The DJSI is the only sustainability index for investors, and according to the webinar, a rank within DJSI remains the Oscar of corporate sustainability. The index only looks at the largest of the 2,500 companies in the Dow Jones Global Total Stock Market Index. Last year, of the 2,763 companies that were invited to submit an application to be considered in the DJSI, 1,443 were analyzed and approximately 320 were listed on the DJSI.

(Photo Source: "Unlocking the Mysteries of DJSI" powerpoint)

On April 10th, companies were sent the extensive survey required to be considered for the DJSI. Each question in the survey has a predetermined score for the answer, a weight for the question, and a weight for the overarching criteria questions are placed into. When filling out the assessment, a company does not know the point value given to different questions and criteria. While this allows for every question to be answered as honestly as possible, it also makes it difficult for companies to focus their resources towards areas within their company that would make them more sustainable, at least in the eyes of the DJSI.

This lack of transparency also prevents an accurate and effective evaluation of the tool. For example, it has been argued that one of the most effective ways to reduce energy needs while addressing climate change mitigation is to improve energy efficiency, although it’s not clear how building efficiency plays a role in the DJSI rankings.

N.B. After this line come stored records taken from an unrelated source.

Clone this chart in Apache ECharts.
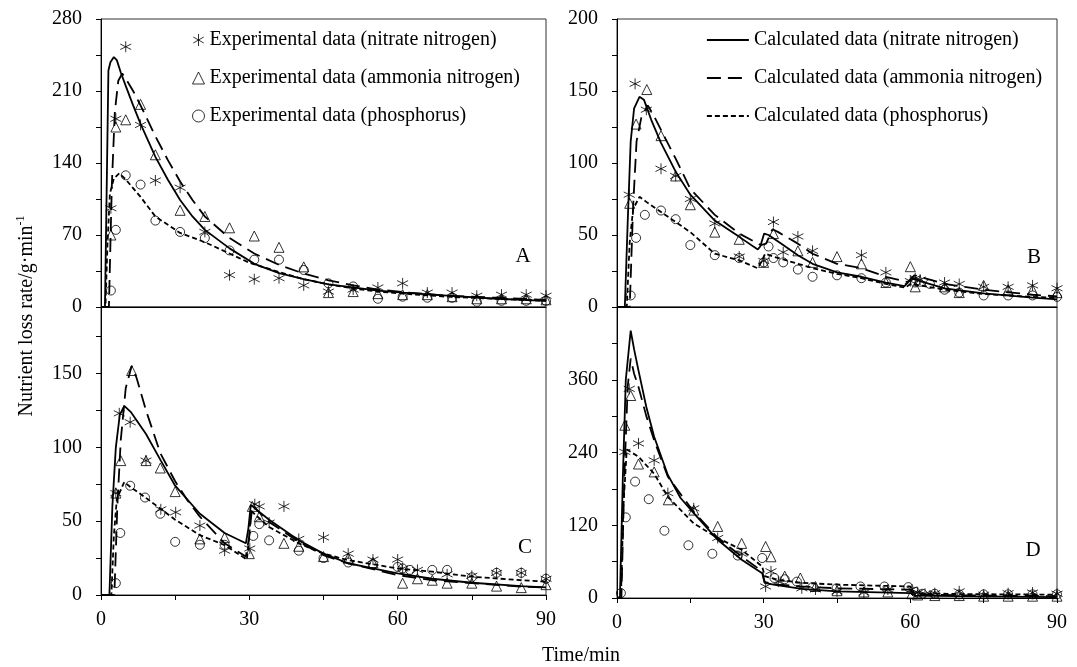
<!DOCTYPE html>
<html><head><meta charset="utf-8">
<script src="https://cdn.jsdelivr.net/npm/echarts@6/dist/echarts.min.js"></script>
<style>html,body{margin:0;padding:0;background:#fff}#c{width:1077px;height:667px}</style>
</head><body><div id="c"></div>
<script>
const FONT = "'Liberation Serif','Times New Roman',serif";

// ---- tick labels ----
const xLabels = [0, 30, 60, 90];
const yLabelsA = [0, 70, 140, 210, 280];
const yLabelsB = [0, 50, 100, 150, 200];
const yLabelsC = [0, 50, 100, 150];
const yLabelsD = [0, 120, 240, 360];

// ---- series names ----
const expNames = ['Experimental data (nitrate nitrogen)', 'Experimental data (ammonia nitrogen)', 'Experimental data (phosphorus)'];
const calNames = ['Calculated data (nitrate nitrogen)', 'Calculated data (ammonia nitrogen)', 'Calculated data (phosphorus)'];
const panelLetters = ['A', 'B', 'C', 'D'];

// ---- panel A: [time, rate] ----
const expNitrateA = [[2,96],[3,183],[5,253],[8,177],[11,123],[16,116],[21,73],[26,31],[31,27],[36,28],[41,21],[46,15],[51,17],[56,19],[61,23],[66,14],[71,14],[76,11],[81,12],[86,12],[90,11]];
const expAmmoniaA = [[2,70],[3,175],[5,182],[8,197],[11,148],[16,94],[21,88],[26,77],[31,69],[36,58],[41,39],[46,14],[51,15],[56,13],[61,12],[66,12],[71,10],[76,8],[81,8],[86,8],[90,7]];
const expPhosA = [[2,16],[3,75],[5,128],[8,119],[11,84],[16,73],[21,67],[26,55],[31,46],[36,46],[41,36],[46,23],[51,20],[56,8],[61,10],[66,9],[71,9],[76,5],[81,6],[86,6],[90,6]];
const calNitrateA = [[0,0],[0.8,0],[1.5,230],[1.9,238],[2.6,243],[3.2,240],[4,228],[5,215],[6.5,196],[8,178],[11,146],[13.5,124],[16,104],[18.5,88],[21,75],[26,57],[31,42],[36,33],[41,27],[46,22],[51,19],[56,16],[61,14],[70,11],[80,8],[90,6]];
const calAmmoniaA = [[0,0],[1.6,0],[2.2,120],[2.8,190],[3.5,220],[4.3,227],[5,222],[6.5,210],[8,196],[11,166],[13.5,143],[16,122],[18.5,104],[21,88],[26,67],[31,52],[36,41],[41,32.5],[46,26],[51,21],[56,17],[61,14.5],[70,11],[80,9],[90,7]];
const calPhosA = [[0,0],[0.9,0],[1.3,60],[1.8,110],[2.6,125],[3.7,130],[5,124],[8,107],[11,88],[16,72],[21,63],[26,52],[30,43],[36,34],[41,27],[46,22],[51,18],[56,15],[61,13],[70,10],[80,8],[90,6]];

// ---- panel B ----
const expNitrateB = [[2.5,78],[3.7,155],[6,137],[9,96],[12,91],[15,75],[20,58],[25,35],[30,32],[32,59],[34,38],[37,49],[40,39],[50,36],[55,24],[60,18],[61,20],[62,19],[67,17],[70,16],[75,14],[80,14],[85,15],[90,13]];
const expAmmoniaB = [[2.6,72],[3.9,127],[6.1,151],[9,119],[12,91],[15,71],[20,52],[25,47],[30,31],[32,51],[37,39],[40,31],[45,35],[50,30],[55,17],[60,28],[61,14],[62,18],[67,14],[70,10],[75,15],[80,12],[85,12],[90,10]];
const expPhosB = [[2.8,8],[3.9,48],[5.7,64],[9,67],[12,61],[15,43],[20,36],[25,34],[30,31],[31,42],[32,34],[34,31],[37,26],[40,21],[45,22],[50,20],[55,17],[61,17],[64,16],[67,12],[70,10],[75,8],[80,8],[85,8],[90,7]];
const calNitrateB = [[0,0],[1.6,0],[2.2,60],[2.8,115],[3.5,138],[4.6,146],[5.5,144],[7,130],[9,114],[12,94],[15,78],[20,60],[25,48.7],[28.8,40],[29.3,42],[30.1,51],[31,50],[34,43],[37,36],[40,30],[45,24],[50,21],[55,17],[58.8,14.5],[59.5,17],[60.2,20],[62,18],[67,13],[75,9.5],[85,6.5],[90,5.3]];
const calAmmoniaB = [[0,0],[2.6,0],[3.3,70],[4,115],[5,132],[6.3,140],[7.5,133],[9,123],[12,103],[15,82],[20,64],[25,51],[29.4,43],[30.5,44],[31.8,54],[33,52],[37,44],[40,37],[45,30],[50,27],[55,21],[59.4,17.4],[60,19],[60.8,22],[62,21],[67,16],[75,12],[85,8.5],[90,7.4]];
const calPhosB = [[0,0],[2,0],[2.6,45],[3.3,68],[4.6,76.5],[6,73],[9,66],[12,59],[15,52],[20,37],[25,32.4],[28.7,27],[29.5,31],[30.3,37],[32,35],[34,33],[40,27],[45,23],[50,20],[55,16],[59,13.4],[60,16],[62,15],[67,12],[75,9],[85,7],[90,6.3]];

// ---- panel C ----
const expNitrateC = [[3,69],[3.7,123],[5.9,117],[9.1,91],[12.1,58],[15.1,56],[20,47],[25,30],[30.1,31.5],[31.1,61.5],[32,60],[34,49],[37,60],[40,38],[45,39],[50,28],[55,24],[60,24],[61,18],[64,17],[70,14],[75,13],[80,15],[85,15],[90,11]];
const expAmmoniaC = [[3,69],[4,91],[6.2,152],[9.1,91],[12,86],[15,70],[20,38],[25,39],[30,28],[30.6,60],[32,53],[37,35],[40,33],[45,26],[50,25],[55,22],[61,8],[64,11],[67,10],[70,8],[75,8],[80,6],[85,5],[90,7]];
const expPhosC = [[3,8],[3.9,42],[5.9,74],[8.9,66],[12,55],[15,36],[20,34],[25,34],[30.8,40],[32,48],[34,37],[40,30],[45,25],[50,22],[55,21],[60,19],[61,18],[62.5,17],[67,17],[70,17],[75,12],[80,15],[85,15],[90,11]];
const calNitrateC = [[0,0],[1.7,0],[2.3,60],[3,100],[3.8,122],[4.7,128],[6,124],[9.1,109],[12.1,91],[15,74],[20,55],[25,42],[29.3,35],[29.8,45],[30.3,61],[31,59],[34,51],[40,37],[45,28],[50,21.5],[55,18],[60,14.6],[67,11],[75,8.3],[85,6],[90,5.2]];
const calAmmoniaC = [[0,0],[2.7,0],[3.3,60],[4,105],[5,140],[6.2,155],[7.2,147],[9.1,125],[12,96],[15,77],[17.5,64],[20,53],[25,35],[29.3,26],[30,40],[30.6,61],[32,56],[34,49.5],[40,36],[45,27],[50,21.4],[60,13.5],[67,10],[75,8],[85,5.6],[90,5]];
const calPhosC = [[0,0],[2.1,0],[2.6,40],[3.2,65],[4.7,76.5],[6,73],[9,66],[12,58.5],[15,51],[20,40.5],[25,33.8],[29.5,24],[30,40],[30.3,57],[31,55],[34,46],[40,35],[45,28],[50,23.6],[60,18],[67,15.8],[75,12.4],[85,10],[90,9]];

// ---- panel D ----
const expNitrateD = [[1.6,241],[2.5,345],[4.4,255],[7.6,227],[10.4,173],[15.7,148],[20.6,99],[25.5,73],[30.4,19],[31.5,44],[33,27],[37.8,16],[40.6,14],[45,11],[50.5,9],[55.4,14],[60.3,14],[61.5,9],[63,7],[65,8],[70,11],[75,5.5],[80,8],[85,9],[90,7]];
const expAmmoniaD = [[1.6,285],[2.8,334],[4.4,221],[7.6,208],[10.5,162],[15.7,145],[20.6,118],[25.5,90],[30.4,85],[31.5,68],[34.3,36],[37.5,33],[40.6,19],[45,12],[50.5,10],[55.4,10],[60.3,7],[61.5,5],[65,4],[70,4],[75,3],[80,3],[85,3],[90,3]];
const expPhosD = [[0.8,8],[1.8,133],[3.7,192],[6.5,163],[9.7,111],[14.6,87],[19.5,73],[24.7,70],[29.7,66],[32.2,33],[34.3,31],[36.8,27],[40,18],[44.9,16],[49.8,19],[54.7,19],[59.6,18],[61,10],[62.5,7],[65,7],[70,6],[75,6],[80,6],[85,6],[90,6]];
const calNitrateD = [[0,0],[0.6,0],[1.2,200],[1.8,360],[2.8,441],[3.5,410],[4.4,375],[6,315],[7.6,266],[10.4,203],[13,165],[15.7,140],[20.6,96],[25.5,63],[29.7,41],[30.2,25],[32,22],[37.8,15],[45,11],[60,8.2],[61,4],[70,3],[90,1.5]];
const calAmmoniaD = [[0,0],[0.9,0],[1.5,200],[2.2,350],[2.8,395],[3.5,370],[4.4,348],[6,300],[7.6,260],[10.4,200],[15.7,142],[20.6,99],[25.5,68.5],[29.7,44],[30.2,26],[33,22],[37.8,19],[45,16],[60,13.7],[60.8,5.5],[70,4.5],[90,3]];
const calPhosD = [[0,0],[0.8,0],[1.3,150],[2,245],[3,240],[4.4,233],[7.6,205],[10.4,167],[15.7,123],[20.6,99],[25.5,79.5],[29.7,52],[30.2,36],[33,30],[37.8,25],[45,22],[55,20],[60,19],[60.8,8],[70,6.5],[90,5.5]];

// ---- layout ----
const grids = [
  {left: 101, top: 19, width: 445, height: 288},
  {left: 617, top: 19, width: 440, height: 288},
  {left: 101, top: 307, width: 445, height: 288},
  {left: 617, top: 307, width: 440, height: 291}
];
const yMax = [280, 200, 195, 480];
const yStep = [35, 25, 25, 60];
const yLabels = [yLabelsA, yLabelsB, yLabelsC, yLabelsD];
const panels = [
  [expNitrateA, expAmmoniaA, expPhosA, calNitrateA, calAmmoniaA, calPhosA],
  [expNitrateB, expAmmoniaB, expPhosB, calNitrateB, calAmmoniaB, calPhosB],
  [expNitrateC, expAmmoniaC, expPhosC, calNitrateC, calAmmoniaC, calPhosC],
  [expNitrateD, expAmmoniaD, expPhosD, calNitrateD, calAmmoniaD, calPhosD]
];

const ASTERISK = 'path://M5 0L5 10M0.67 2.5L9.33 7.5M9.33 2.5L0.67 7.5';
const expSymbols = [ASTERISK, 'triangle', 'circle'];
const expSizes = [11, 10, 9];
const lineTypes = ['solid', [14, 7], [5, 3]];
const hollow = {color: 'rgba(0,0,0,0)', borderColor: '#000', borderWidth: 1};

const xAxis = [], yAxis = [], series = [];
grids.forEach((g, i) => {
  xAxis.push({
    gridIndex: i, type: 'value', min: 0, max: 90, interval: 15,
    axisLine: {show: true, lineStyle: {color: '#000', width: 1}},
    axisTick: {show: i >= 2, length: 5, lineStyle: {color: '#000'}},
    axisLabel: {show: i >= 2, margin: 15, fontSize: 20, fontFamily: FONT, color: '#000',
      formatter: v => xLabels.includes(v) ? String(v) : ''},
    splitLine: {show: false}
  });
  yAxis.push({
    gridIndex: i, type: 'value', min: 0, max: yMax[i], interval: yStep[i],
    axisLine: {show: true, lineStyle: {color: '#000', width: 1}},
    axisTick: {show: true, length: 5, lineStyle: {color: '#000'}},
    axisLabel: {margin: 19, fontSize: 20, fontFamily: FONT, color: '#000',
      formatter: v => yLabels[i].includes(v) ? String(v) : ''},
    splitLine: {show: false}
  });
  const d = panels[i];
  for (let k = 0; k < 3; k++) {
    series.push({
      name: calNames[k], type: 'line', xAxisIndex: i, yAxisIndex: i,
      data: d[3 + k], symbol: 'none', showSymbol: false, z: 2,
      itemStyle: {color: '#000'},
      lineStyle: {color: '#000', width: 1.8, type: lineTypes[k]}
    });
  }
  for (let k = 0; k < 3; k++) {
    series.push({
      name: expNames[k], type: 'scatter', xAxisIndex: i, yAxisIndex: i,
      data: d[k], symbol: expSymbols[k], symbolSize: expSizes[k], z: 3,
      itemStyle: hollow
    });
  }
});

const letterPos = [[523, 256], [1034, 257], [525, 547], [1033, 550]];
const graphic = letterPos.map((p, i) => ({
  type: 'text', x: p[0], y: p[1], z: 10,
  style: {text: panelLetters[i], fontSize: 21, fontFamily: FONT, fill: '#000',
    align: 'center', verticalAlign: 'middle', textAlign: 'center', textVerticalAlign: 'middle'}
}));
graphic.push({
  type: 'text', x: 27, y: 316, rotation: Math.PI / 2, z: 10,
  style: {text: '{a|Nutrient loss rate/g·min}{b|-1}', fill: '#000',
    align: 'center', verticalAlign: 'middle', textAlign: 'center', textVerticalAlign: 'middle',
    rich: {a: {fontSize: 20, fontFamily: FONT, fill: '#000', lineHeight: 24},
           b: {fontSize: 12, fontFamily: FONT, fill: '#000', verticalAlign: 'top', lineHeight: 14}}}
});
graphic.push({
  type: 'text', x: 581, y: 656, z: 10,
  style: {text: 'Time/min', fontSize: 20, fontFamily: FONT, fill: '#000',
    align: 'center', verticalAlign: 'middle', textAlign: 'center', textVerticalAlign: 'middle'}
});

const chart = echarts.init(document.getElementById('c'));
chart.setOption({
  animation: false,
  backgroundColor: '#fff',
  grid: grids.map(g => Object.assign({show: true, borderColor: '#333', borderWidth: 1, backgroundColor: 'transparent'}, g)),
  xAxis, yAxis, series, graphic,
  legend: [
    {data: expNames, orient: 'vertical', left: 192, top: 30, padding: 0, itemGap: 18,
     itemWidth: 12, itemHeight: 12, selectedMode: false,
     itemStyle: {color: 'rgba(0,0,0,0)', borderColor: '#000', borderWidth: 1},
     textStyle: {fontSize: 20, lineHeight: 20, fontFamily: FONT, color: '#000'}},
    {data: calNames, orient: 'vertical', left: 706, top: 30, padding: 0, itemGap: 18,
     itemWidth: 42, itemHeight: 12, selectedMode: false,
     itemStyle: {opacity: 0},
     lineStyle: {color: '#000', width: 1.8},
     textStyle: {fontSize: 20, lineHeight: 20, fontFamily: FONT, color: '#000'}}
  ]
});
</script></body></html>
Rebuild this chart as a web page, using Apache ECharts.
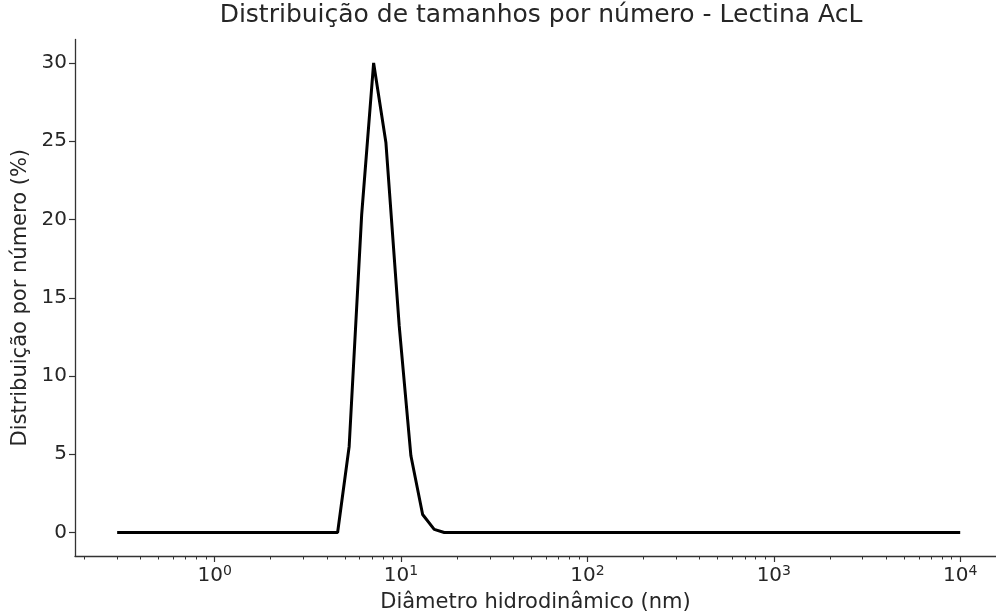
<!DOCTYPE html>
<html>
<head>
<meta charset="utf-8">
<script src="https://cdn.jsdelivr.net/npm/echarts@6/dist/echarts.min.js"></script>
<style>
  html, body { margin: 0; padding: 0; background: #fff; }
  #chart { width: 996px; height: 615px; }
</style>
</head>
<body>
<div id="chart"></div>
<script>
    // dados
    var diametros = [0.3, 4.57, 5.27, 6.15, 7.13, 8.3, 9.78, 11.3, 13.06, 15.07, 17.06, 10000];
    var percentuais = [0, 0, 5.5, 20.3, 30, 24.9, 13.2, 4.9, 1.15, 0.2, 0, 0];
    var ticksX = [1, 10, 100, 1000, 10000];
    var ticksY = [0, 5, 10, 15, 20, 25, 30];

    // ticks menores do eixo log (2..9 x 10^n)
    var ticksMenores = [];
    for (var e = -1; e <= 3; e++) {
        for (var k = 2; k <= 9; k++) {
            ticksMenores.push(k * Math.pow(10, e));
        }
    }

    var serie = [];
    for (var i = 0; i < diametros.length; i++) {
        serie.push([diametros[i], percentuais[i]]);
    }

    var corEixo = '#333';
    var corTexto = '#262626';
    var xMin = Math.pow(10, -0.749);
    var xMax = Math.pow(10, 4.192);

    var dom = document.getElementById("chart");
    var myChart = echarts.init(dom);
    var option = {
        animation: false,
        textStyle: { fontFamily: 'DejaVu Sans' },
        title: {
            text: 'Distribuição de tamanhos por número - Lectina AcL',
            left: 536,
            textAlign: 'center',
            top: -2,
            textStyle: { fontSize: 25, fontWeight: 'normal', color: corTexto, fontFamily: 'DejaVu Sans' }
        },
        grid: { left: 75, right: 0, top: 39.5, bottom: 59, outerBoundsMode: 'none', containLabel: false },
        xAxis: [{
            type: 'log',
            logBase: 10,
            min: xMin,
            max: xMax,
            name: 'Diâmetro hidrodinâmico (nm)',
            nameLocation: 'middle',
            nameGap: 36,
            nameTextStyle: { fontSize: 21, color: corTexto },
            splitLine: { show: false },
            axisLine: { onZero: false, lineStyle: { color: corEixo, width: 1.3 } },
            axisTick: { customValues: ticksX, length: 6, lineStyle: { color: corEixo, width: 1.2 } },
            axisLabel: {
                customValues: ticksX,
                margin: 8,
                formatter: function (v) {
                    return '{b|10}{s|' + Math.round(Math.log10(v)) + '}';
                },
                rich: {
                    b: { fontSize: 20, color: corTexto, fontFamily: 'DejaVu Sans' },
                    s: { fontSize: 14, color: corTexto, fontFamily: 'DejaVu Sans', padding: [0, 0, 10, 0] }
                }
            }
        }, {
            type: 'log',
            logBase: 10,
            min: xMin,
            max: xMax,
            position: 'bottom',
            axisLine: { show: false, onZero: false },
            splitLine: { show: false },
            axisLabel: { show: false },
            axisTick: { customValues: ticksMenores, length: 3.5, lineStyle: { color: corEixo, width: 1 } }
        }],
        yAxis: {
            type: 'value',
            min: -1.5,
            max: 31.5,
            name: 'Distribuição por número (%)',
            nameLocation: 'middle',
            nameGap: 43,
            nameTextStyle: { fontSize: 21, color: corTexto },
            splitLine: { show: false },
            axisLine: { show: true, onZero: false, lineStyle: { color: corEixo, width: 1.3 } },
            axisTick: { show: true, customValues: ticksY, length: 6, lineStyle: { color: corEixo, width: 1.2 } },
            axisLabel: { customValues: ticksY, fontSize: 20, color: corTexto, margin: 8 }
        },
        series: [{
            type: 'line',
            xAxisIndex: 0,
            data: serie,
            showSymbol: false,
            lineStyle: { color: '#000', width: 3 }
        }]
    };
    myChart.setOption(option);
</script>
</body>
</html>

One can get a sense of the index’s priorities when looking through DJSI’s guidebook. The DJSI lists many reasons for why a company may be removed from the DJSI list even after they have been awarded it. The first reason is poor business practices: (e.g., tax fraud, money laundering, antitrust, balance sheet fraud, and corruption cases) followed by human rights abuses, (e.g., cases involving discrimination, forced resettlements, child labor, and discrimination of indigenous people) layoffs or workforce conflicts, (e.g., extensive layoffs and strikes.) and finally, catastrophic events, which include ecological disasters.

Examples of companies being taken off the list are BP after the Deepwater Horizon oil spill and most recently Olympus due to an internal financial scandal. The fact that poor financial conduct – not careless environmental and social behavior – is the very first reason given for why a company may be removed from the DJSI shows just how relative the definition of sustainability is.

Even though it is more than 20 years since the Brundtland Commission defined “sustainability” as “meeting the needs of the present without compromising the ability of future generations to meet their own needs,” the fact that a financial investment tool that values economics more than environmental and social impacts remains the largest sustainability metric currently in existence shows we are not yet at a point where we need to be. Investments deemed worthwhile by the DJSI are based on expectations of long-term growth and expansion, which if done irresponsibly, are largely counter-productive to what environmental sustainability is.

Despite the well-intentioned effort of the DJSI, a lack of transparency in how the questions are weighted and a focus on underlying financial priorities contradictory to environmental sustainability make it difficult to determine if a company is truly sustainable and if it is being labeled correctly. For investors attempting to invest intelligently and sustainably, there is a need for a clearer and more all-encompassing definition of sustainability in the DJSI.